Film Reviews

Glasgow Film Festival: The Party’s Just Beginning

Karen Gillan could be excused for resting on her laurels as the unfancied Jumanji: Welcome to the Jungle barrels towards a billion dollars and with Avengers: Infinity War on the horizon, instead she’s chosen to write, direct and star in her own feature film, The Party’s Just Beginning.

In the remote outpost of Inverness, in the Scottish Highlands, the male suicide rate is high and Gillan, who grew up in the city, looks to try and imagine the reasons behind this tragic statistic that blights her hometown. Gillan plays Luisaidh, a cheese monger at a supermarket who is coping with the fallout of her best friends recent suicide. Luisaidh, or Lucy to others, finds her life start to spiral into despair and filling it with drink, drugs, chip and regressing into herself.

The movie is a combination of visual energy, broad Scottish comedy and accents, supporting characters and plotlines which feel underdeveloped, and independent cinema clichés. All these ideas make what could be quite a powerful movie feel lightweight. A drama examining the Scottish male suicide rate could be very poignant but the creative choices, perhaps particularly viewing it through female eyes, just doesn’t work.

With one male who throws himself off a famous suicide spot and another that comes down, these characters that could provide real insight are under served and the impact of their actions are viewed through Lucy. One of the suicide victims, Alistair, is struggling with homosexuality and gender identity as he clashes with his male partner who is struggling to come out, as an esteemed member of the church. The scenes with Alistair and Lucy showcase Gillan’s writing and directing at its best as they feel intimate and you get a real sense of a relationship between these two lost souls.

The films plotting was originally a very straight line but in the editing process, the two different timelines were threaded in and out of each other, and this choice can make the moving jarring, as it becomes somewhat challenging to tell which smaller moments belong when. Lucy’s home phone number is one digit different from a suicide prevention helpline, usually dismissive and pointing the caller in the right direction. Lucy sparks a therapeutic relationship with an elderly widow who is feeling suicidal around the Christmas. The plot is quite emotional, considering Christmas is a peak time of year for suicides and as we hear Lucy and the elderly gentleman trading their woes and some helpful advice, but it vanishes in the middle of the film.

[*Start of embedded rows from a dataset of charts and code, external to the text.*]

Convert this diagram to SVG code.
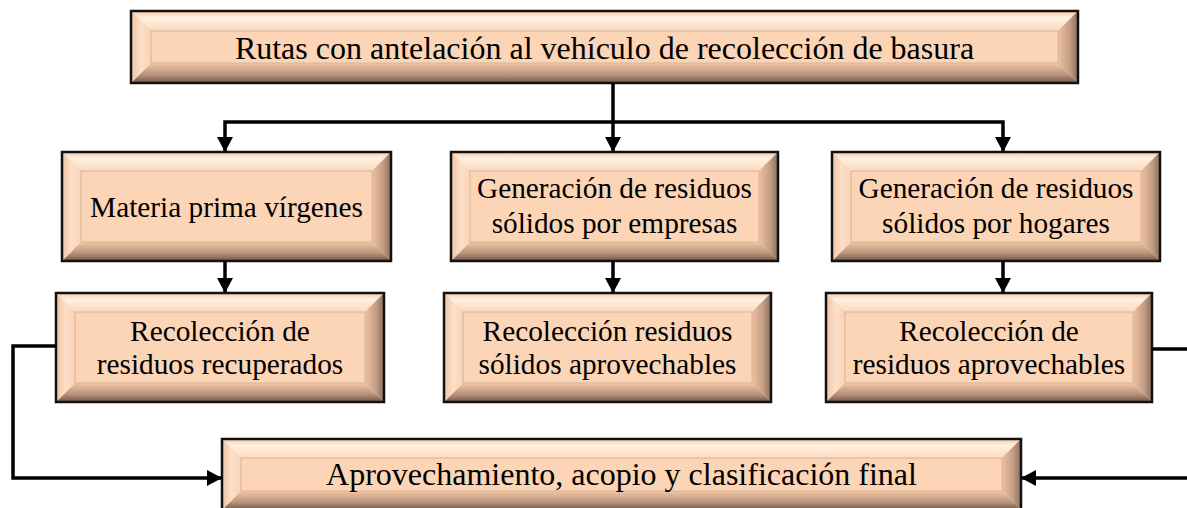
<svg xmlns="http://www.w3.org/2000/svg" width="1187" height="508" viewBox="0 0 1187 508">
<defs>
<linearGradient id="gT" x1="0" y1="0" x2="0" y2="1"><stop offset="0" stop-color="#F6CBA9"/><stop offset="0.35" stop-color="#FFF1E4"/><stop offset="1" stop-color="#FCD9BD"/></linearGradient>
<linearGradient id="gB" x1="0" y1="0" x2="0" y2="1"><stop offset="0" stop-color="#F2C6A5"/><stop offset="0.6" stop-color="#B8927A"/><stop offset="1" stop-color="#6F5648"/></linearGradient>
<linearGradient id="gL" x1="0" y1="0" x2="1" y2="0"><stop offset="0" stop-color="#EFC3A2"/><stop offset="0.5" stop-color="#FDDFC8"/><stop offset="1" stop-color="#FAD3B5"/></linearGradient>
<linearGradient id="gR" x1="0" y1="0" x2="1" y2="0"><stop offset="0" stop-color="#EDC1A1"/><stop offset="0.6" stop-color="#C29C84"/><stop offset="1" stop-color="#8A6C5B"/></linearGradient>
<marker id="ah" markerUnits="userSpaceOnUse" markerWidth="15" markerHeight="16" refX="14" refY="8" orient="auto"><path d="M0,0 L15,8 L0,16 Z" fill="#000"/></marker>
<style>
.base{fill:#FBD5B5}
.t{fill:url(#gT)}
.b{fill:url(#gB)}
.l{fill:url(#gL)}
.r{fill:url(#gR)}
.in{fill:#FCD5B6;stroke:#D9B397;stroke-width:1}
.out{fill:none;stroke:#111;stroke-width:2.5}
.txt{font-family:"Liberation Serif","Times New Roman",serif;fill:#000;text-anchor:middle}
.big{font-size:32px}
.mid{font-size:29.3px}
.conn{fill:none;stroke:#000;stroke-width:3.5}
</style>
</defs>

<g id="node-top">
<rect class="base" x="131" y="11" width="947" height="72"/>
<polygon class="t" points="131,11 1078,11 1058,31 151,31"/>
<polygon class="b" points="131,83 1078,83 1058,63 151,63"/>
<polygon class="l" points="131,11 151,31 151,63 131,83"/>
<polygon class="r" points="1078,11 1058,31 1058,63 1078,83"/>
<rect class="in" x="151" y="31" width="907" height="32"/>
<rect class="out" x="131" y="11" width="947" height="72"/>
<text class="txt big" x="604.5" y="59">Rutas con antelación al vehículo de recolección de basura</text>
</g>

<g id="node-materia">
<rect class="base" x="62" y="152" width="329" height="109"/>
<polygon class="t" points="62,152 391,152 372,171 81,171"/>
<polygon class="b" points="62,261 391,261 372,242 81,242"/>
<polygon class="l" points="62,152 81,171 81,242 62,261"/>
<polygon class="r" points="391,152 372,171 372,242 391,261"/>
<rect class="in" x="81" y="171" width="291" height="71"/>
<rect class="out" x="62" y="152" width="329" height="109"/>
<text class="txt mid" x="226.5" y="217">Materia prima vírgenes</text>
</g>

<g id="node-empresas">
<rect class="base" x="451" y="152" width="327" height="109"/>
<polygon class="t" points="451,152 778,152 759,171 470,171"/>
<polygon class="b" points="451,261 778,261 759,242 470,242"/>
<polygon class="l" points="451,152 470,171 470,242 451,261"/>
<polygon class="r" points="778,152 759,171 759,242 778,261"/>
<rect class="in" x="470" y="171" width="289" height="71"/>
<rect class="out" x="451" y="152" width="327" height="109"/>
<text class="txt mid" x="614.5" y="198">Generación de residuos</text>
<text class="txt mid" x="614.5" y="233">sólidos por empresas</text>
</g>

<g id="node-hogares">
<rect class="base" x="832" y="152" width="328" height="109"/>
<polygon class="t" points="832,152 1160,152 1141,171 851,171"/>
<polygon class="b" points="832,261 1160,261 1141,242 851,242"/>
<polygon class="l" points="832,152 851,171 851,242 832,261"/>
<polygon class="r" points="1160,152 1141,171 1141,242 1160,261"/>
<rect class="in" x="851" y="171" width="290" height="71"/>
<rect class="out" x="832" y="152" width="328" height="109"/>
<text class="txt mid" x="996" y="198">Generación de residuos</text>
<text class="txt mid" x="996" y="233">sólidos por hogares</text>
</g>

<g id="node-recuperados">
<rect class="base" x="56" y="293" width="328" height="109"/>
<polygon class="t" points="56,293 384,293 365,312 75,312"/>
<polygon class="b" points="56,402 384,402 365,383 75,383"/>
<polygon class="l" points="56,293 75,312 75,383 56,402"/>
<polygon class="r" points="384,293 365,312 365,383 384,402"/>
<rect class="in" x="75" y="312" width="290" height="71"/>
<rect class="out" x="56" y="293" width="328" height="109"/>
<text class="txt mid" x="220" y="341">Recolección de</text>
<text class="txt mid" x="220" y="374">residuos recuperados</text>
</g>

<g id="node-solidos-aprovechables">
<rect class="base" x="444" y="293" width="327" height="109"/>
<polygon class="t" points="444,293 771,293 752,312 463,312"/>
<polygon class="b" points="444,402 771,402 752,383 463,383"/>
<polygon class="l" points="444,293 463,312 463,383 444,402"/>
<polygon class="r" points="771,293 752,312 752,383 771,402"/>
<rect class="in" x="463" y="312" width="289" height="71"/>
<rect class="out" x="444" y="293" width="327" height="109"/>
<text class="txt mid" x="607.5" y="341">Recolección residuos</text>
<text class="txt mid" x="607.5" y="374">sólidos aprovechables</text>
</g>

<g id="node-residuos-aprovechables">
<rect class="base" x="826" y="293" width="326" height="109"/>
<polygon class="t" points="826,293 1152,293 1133,312 845,312"/>
<polygon class="b" points="826,402 1152,402 1133,383 845,383"/>
<polygon class="l" points="826,293 845,312 845,383 826,402"/>
<polygon class="r" points="1152,293 1133,312 1133,383 1152,402"/>
<rect class="in" x="845" y="312" width="288" height="71"/>
<rect class="out" x="826" y="293" width="326" height="109"/>
<text class="txt mid" x="989" y="341">Recolección de</text>
<text class="txt mid" x="989" y="374">residuos aprovechables</text>
</g>

<g id="node-final">
<rect class="base" x="222" y="439" width="799" height="71"/>
<polygon class="t" points="222,439 1021,439 1002,458 241,458"/>
<polygon class="b" points="222,510 1021,510 1002,491 241,491"/>
<polygon class="l" points="222,439 241,458 241,491 222,510"/>
<polygon class="r" points="1021,439 1002,458 1002,491 1021,510"/>
<rect class="in" x="241" y="458" width="761" height="33"/>
<rect class="out" x="222" y="439" width="799" height="71"/>
<text class="txt big" x="621.5" y="485">Aprovechamiento, acopio y clasificación final</text>
</g>

<g id="connectors">
<path class="conn" d="M613,83 V151" marker-end="url(#ah)"/>
<path class="conn" d="M613,122 H225 V151" marker-end="url(#ah)"/>
<path class="conn" d="M613,122 H1003 V151" marker-end="url(#ah)"/>
<path class="conn" d="M225,261 V292" marker-end="url(#ah)"/>
<path class="conn" d="M613,261 V292" marker-end="url(#ah)"/>
<path class="conn" d="M1003,261 V292" marker-end="url(#ah)"/>
<path class="conn" d="M56,346 H13 V478 H221" marker-end="url(#ah)"/>
<path class="conn" d="M1152,349 H1194 V478 H1022" marker-end="url(#ah)"/>
</g>
</svg>
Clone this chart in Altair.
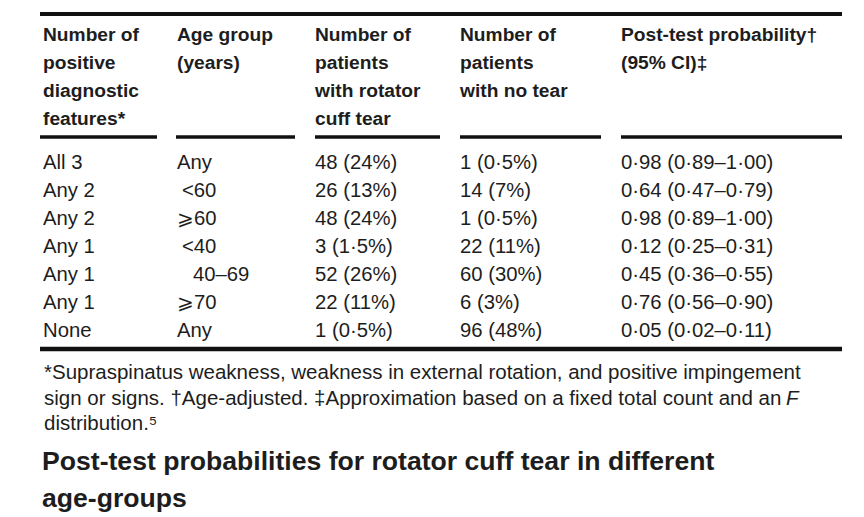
import altair as alt
import pandas as pd

# ---------------- data ----------------
features = ["All 3", "Any 2", "Any 2", "Any 1", "Any 1", "Any 1", "None"]
age_groups = ["Any", "<60", "\u2a7e60", "<40", "40\u201369", "\u2a7e70", "Any"]
with_tear = ["48 (24%)", "26 (13%)", "48 (24%)", "3 (1·5%)", "52 (26%)", "22 (11%)", "1 (0·5%)"]
no_tear = ["1 (0·5%)", "14 (7%)", "1 (0·5%)", "22 (11%)", "60 (30%)", "6 (3%)", "96 (48%)"]
post_prob = ["0·98 (0·89–1·00)", "0·64 (0·47–0·79)", "0·98 (0·89–1·00)", "0·12 (0·25–0·31)",
             "0·45 (0·36–0·55)", "0·76 (0·56–0·90)", "0·05 (0·02–0·11)"]
headers = [
    ["Number of", "positive", "diagnostic", "features*"],
    ["Age group", "(years)"],
    ["Number of", "patients", "with rotator", "cuff tear"],
    ["Number of", "patients", "with no tear"],
    ["Post-test probability\u2020", "(95% CI)\u2021"],
]
footnote = [
    "*Supraspinatus weakness, weakness in external rotation, and positive impingement",
    "sign or signs. \u2020Age-adjusted. \u2021Approximation based on a fixed total count and an",
    "distribution.\u2075",
]
footnote_italic = "F"
title_lines = ["Post-test probabilities for rotator cuff tear in different", "age-groups"]

# ---------------- layout (reference pixel space) ----------------
W, H = 848, 501
OFF = 8
COL_X = [43, 177, 315, 460, 621]
AGE_INDENT = [0, 5, 0, 5, 16, 0, 0]   # visual alignment of the age column
SEGMENTS = [(40, 157), (176, 295), (315, 440), (460, 601), (621, 842)]
TABLE_X = (40, 842)
TOP_RULE_Y, HEAD_RULE_Y, BOTTOM_RULE_Y = 14, 137, 349
HEAD_B0, HEAD_LH = 41, 28
ROW_B0, ROW_LH = 169, 28
FOOT_B0, FOOT_LH = 379, 25.5
TITLE_B0, TITLE_LH = 470, 36.5
ITALIC_F_X = 786

TEXT_COLOR = "#1d1d1d"
FONT = "Liberation Sans"

xs = alt.Scale(domain=[OFF, OFF + W], range=[0, W])
ys = alt.Scale(domain=[OFF, OFF + H], range=[0, H])

# header text
head_rows = []
for ci, lines in enumerate(headers):
    for li, t in enumerate(lines):
        head_rows.append({"x": COL_X[ci], "y": HEAD_B0 + li * HEAD_LH, "t": t})
head_df = pd.DataFrame(head_rows)

# body text
cols = [features, age_groups, with_tear, no_tear, post_prob]
body_rows = []
for ci, col in enumerate(cols):
    for ri, t in enumerate(col):
        indent = AGE_INDENT[ri] if ci == 1 else 0
        body_rows.append({"x": COL_X[ci] + indent, "y": ROW_B0 + ri * ROW_LH, "t": t})
body_df = pd.DataFrame(body_rows)

foot_df = pd.DataFrame([{"x": 44, "y": FOOT_B0 + i * FOOT_LH, "t": t} for i, t in enumerate(footnote)])
ital_df = pd.DataFrame([{"x": ITALIC_F_X, "y": FOOT_B0 + FOOT_LH, "t": footnote_italic}])
title_df = pd.DataFrame([{"x": 42, "y": TITLE_B0 + i * TITLE_LH, "t": t} for i, t in enumerate(title_lines)])

rules = [{"x": TABLE_X[0], "x2": TABLE_X[1], "y": TOP_RULE_Y, "w": 4},
         {"x": TABLE_X[0], "x2": TABLE_X[1], "y": BOTTOM_RULE_Y, "w": 4.5}]
rules += [{"x": a, "x2": b, "y": HEAD_RULE_Y, "w": 3.5} for a, b in SEGMENTS]
rule_df = pd.DataFrame(rules)


def text_layer(df, size, weight="normal", style="normal"):
    return alt.Chart(df).mark_text(
        align="left", baseline="alphabetic", font=FONT, fontSize=size,
        fontWeight=weight, fontStyle=style, color=TEXT_COLOR,
    ).encode(
        x=alt.X("x:Q", scale=xs, axis=None),
        y=alt.Y("y:Q", scale=ys, axis=None),
        text="t:N",
    )


rule_layer = alt.Chart(rule_df).mark_rule(color="#111111").encode(
    x=alt.X("x:Q", scale=xs, axis=None),
    x2="x2:Q",
    y=alt.Y("y:Q", scale=ys, axis=None),
    strokeWidth=alt.StrokeWidth("w:Q", scale=None, legend=None),
)

chart = alt.layer(
    rule_layer,
    text_layer(head_df, 19.2, "bold"),
    text_layer(body_df, 20.3),
    text_layer(foot_df, 20.5),
    text_layer(ital_df, 20.5, style="italic"),
    text_layer(title_df, 26.6, "bold"),
).properties(width=W, height=H, padding=0, background="white").configure_view(stroke=None)

chart.save("out.html", embed_options={"renderer": "svg", "actions": False})
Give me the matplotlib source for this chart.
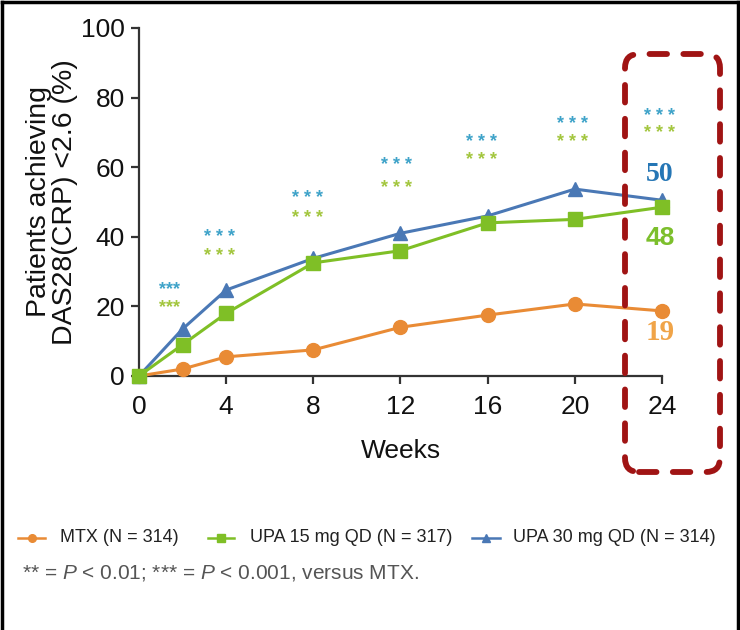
import matplotlib
matplotlib.use("Agg")
import matplotlib.pyplot as plt
from matplotlib.lines import Line2D
from matplotlib.patches import FancyBboxPatch

# data
weeks = [0, 2, 4, 8, 12, 16, 20, 24]
mtx = [0, 2, 5.5, 7.5, 14, 17.5, 20.7, 18.7]
upa15 = [0, 9, 18, 32.5, 36, 44, 45, 48.5]
upa30 = [0, 13.5, 24.7, 33.8, 41, 46, 53.7, 50.5]

series_labels = ["MTX (N = 314)", "UPA 15 mg QD (N = 317)", "UPA 30 mg QD (N = 314)"]

ast_weeks = [1.4, 3.7, 7.75, 11.8, 15.7, 19.9, 23.9]
ast_upa30 = [26.4, 41.4, 52.6, 62.1, 68.7, 73.9, 76.2]
ast_upa15 = [21.3, 35.9, 47.1, 55.5, 63.5, 68.7, 71.3]
ast_text = ["***", "* * *", "* * *", "* * *", "* * *", "* * *", "* * *"]

end_labels = ["19", "48", "50"]
end_label_y = [12.4, 39.7, 57.8]

ORANGE = "#e98b35"
GREEN = "#7fbf26"
BLUE = "#4a78b5"
AST_BLUE = "#3fa3c9"
AST_GREEN = "#a3c63e"
DARK_RED = "#a01414"
AXIS_GRAY = "#333333"

plt.rcParams["font.family"] = ["Liberation Sans", "DejaVu Sans"]
plt.rcParams["mathtext.fontset"] = "custom"
plt.rcParams["mathtext.it"] = "Liberation Sans:italic"
plt.rcParams["mathtext.rm"] = "Liberation Sans"

fig = plt.figure(figsize=(7.4, 6.3), dpi=100, facecolor="white")
ax = fig.add_axes([0.1878, 0.4032, 0.7068, 0.5524])

# =========================
# LINES
# =========================

ax.plot(weeks, mtx, color=ORANGE, lw=2.2, marker="o", ms=10,
        clip_on=False, zorder=3)
ax.plot(weeks, upa30, color=BLUE, lw=2.2, marker="^", ms=10,
        clip_on=False, zorder=4)
ax.plot(weeks, upa15, color=GREEN, lw=2.2, marker="s", ms=9.5,
        clip_on=False, zorder=5)

ax.set_xlim(0, 24)
ax.set_ylim(0, 100)
ax.set_xticks([0, 4, 8, 12, 16, 20, 24])
ax.set_yticks([0, 20, 40, 60, 80, 100])

for side in ["top", "right"]:
    ax.spines[side].set_visible(False)
for side in ["left", "bottom"]:
    ax.spines[side].set_linewidth(1.6)
    ax.spines[side].set_color(AXIS_GRAY)

ax.tick_params(axis="both", length=6, width=1.6, color=AXIS_GRAY,
               labelsize=19, labelcolor="#111111")
ax.tick_params(axis="x", pad=8)
ax.tick_params(axis="y", pad=4)
ax.set_xlabel("Weeks", fontsize=19, labelpad=14, color="#111111")
ax.set_ylabel("Patients achieving\nDAS28(CRP) <2.6 (%)", fontsize=20.5,
              labelpad=2, linespacing=1.0, color="#111111")

# =========================
# SIGNIFICANCE MARKS
# =========================

for x, yb, yg, s in zip(ast_weeks, ast_upa30, ast_upa15, ast_text):
    ax.text(x, yb - 3.0, s, color=AST_BLUE, fontsize=13, ha="center",
            va="baseline", fontweight="bold")
    ax.text(x, yg - 3.0, s, color=AST_GREEN, fontsize=13, ha="center",
            va="baseline", fontweight="bold")

label_colors = ["#f0a448", "#7cbf2c", "#2576b5"]
label_fonts = ["Liberation Serif", "Liberation Sans", "Liberation Serif"]
label_sizes = [21, 19, 20]
for txt, y, c, fam, fs in zip(end_labels, end_label_y, label_colors,
                              label_fonts, label_sizes):
    ax.text(23.9, y, txt, color=c, fontsize=fs, fontweight="bold",
            family=fam, ha="center", va="center")

# =========================
# RED DASHED BOX
# =========================

box = FancyBboxPatch((6.25, 1.58), 0.95, 4.18,
                     boxstyle="round,pad=0,rounding_size=0.14",
                     transform=fig.dpi_scale_trans, fill=False,
                     edgecolor=DARK_RED, lw=4.2, linestyle=(0, (3.0, 2.8)),
                     capstyle="round", zorder=10)
fig.add_artist(box)

# =========================
# LEGEND (placed by hand)
# =========================

legend_colors = [ORANGE, GREEN, BLUE]
legend_markers = ["o", "s", "^"]
handle_x = [(18, 45), (208, 234), (472, 500)]
text_x = [60, 250, 513]
leg_y = 1 - 538 / 630
W = 740.0

for (x0, x1), tx, c, m, lab in zip(handle_x, text_x, legend_colors,
                                   legend_markers, series_labels):
    fig.add_artist(Line2D([x0 / W, x1 / W], [leg_y, leg_y], color=c, lw=1.8,
                          transform=fig.transFigure))
    fig.add_artist(Line2D([(x0 + x1) / 2 / W], [leg_y], color=c, marker=m,
                          ms=5.5, lw=0, transform=fig.transFigure))
    fig.text(tx / W, leg_y, lab, fontsize=13, color="#222222", va="center",
             ha="left")

fig.text(22 / W, 1 - 573 / 630,
         r"** = $\it{P}$ < 0.01; *** = $\it{P}$ < 0.001, versus MTX.",
         fontsize=15, color="#555555", va="center")

# frame around the figure
for xs, ys in [([0.003, 0.003], [0, 0.997]), ([0.003, 0.997], [0.997, 0.997]),
               ([0.997, 0.997], [0, 0.997])]:
    fig.add_artist(Line2D(xs, ys, color="black", lw=2.5,
                          transform=fig.transFigure))

fig.savefig("out.png", dpi=100, facecolor="white")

Another plot which arrives undercooked and then vanishes in the middle is a relationship between Lucy and an out of towner, Dale, who is in Inverness for some reason. Dale has experienced a painful divorce and has little meaningful contact with his daughter. Lucy and Dale appear to find each other at the right time as their lives unravel. As Lucy sees Dale off at the train station, he later appears to have back peddled and appears at the suicide hotspot before being talked down and a day letter being sent on his merry way back to England. Likewise, a drunken Lucy at one point is sexually assaulted by three men in a very uncomfortable rape scene in a bedsit. Lucy, like many of her troubles, bats this off with humour when raising it on the phone with her older companion but the seriousness and shock value of this scene are glossed over with ease. The impact of a shocking crime and assault is dismissed, a creative decision that baffled this audience member.

Gillan’s debut is to be admired as it makes a bold gambit and tries to be many different things to many different people, but the wide scope of stories, characters and ideas result in very few choices outside of Gillan’s acting lacking any real impact, and the insight into its key question, just why are so many men killing themselves in the Scottish Highlands, starts to get lost.